Allison Gant is nearing the end of a long but enjoyable task: delivering 2,000 dictionaries to third-grade students in Alamance County.

Gant is executive director of Alamance Citizens for Education, which is giving out the dictionaries with a $5,000 grant from the Hayden-Harman Foundation.

If you think a crowd of third-graders won`t get excited about dictionaries, you`re wrong– at least if you`re giving one to each of them that includes a sticker with their name inside the cover.

Gant was at Newlin Elementary School last week to deliver dictionaries to about 90 third-graders there.

`Whooooooaaa,` some of the students said when Gant told them each dictionary contains 32,000 words.

It`s the kind of reaction Gant gets a lot these days.

`It`s been extremely well received,` she said. Students are excited they get something they can take home with them, and `they love the gold sticker with their name.`

Besides being inscribed with their names, the stickers encourage the students to work toward graduating from high school. For those wondering, this year`s third-graders are the Class of 2017.

The dictionaries are paperback copies of Webster`s Dictionary for Students. Because they`re the special encyclopedic edition, they contain information such as a list of U.S. presidents and the Declaration of Independence. Some students got Spanish/ English dictionaries instead.

Gant talked with students about ways they can use the dictionaries to do their schoolwork and encouraged them to work hard so they`ll succeed in school and in their careers. A lot of hands went up when she asked students if they want to be teachers, doctors and race-car drivers.

Gant finished her deliveries to elementary schools in the Alamance-Burlington system on Friday with a trip to Smith Elementary in Burlington, and will wrap up the project on April 1 when she finishes delivery to independent schools in the county.

Every school in the county, public and private, was offered dictionaries for its third-grade students.

The $5,000 grant from the Hayden-Harman Foundation paid for the dictionaries and the gold stickers.
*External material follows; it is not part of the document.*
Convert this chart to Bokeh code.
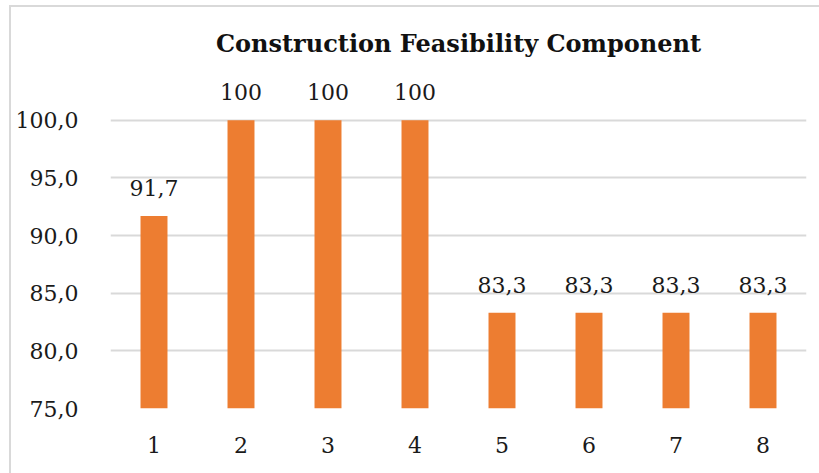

The foundation supports local efforts that benefit education and other parts of the community. Besides the foundation and Alamance Citizens for Education, the stickers inside the dictionaries mention the Children`s Museum of Alamance County as part of the distribution effort.

The distribution is part of a national effort called The Dictionary Project. The organization`s Web site, at www.dictionaryproject.org, says more than 2.3 million students were given to students in 2007. Gant said third-grade students were chosen to get dictionaries because at that age, students are beginning to develop habits that will continue through the rest of their time in school.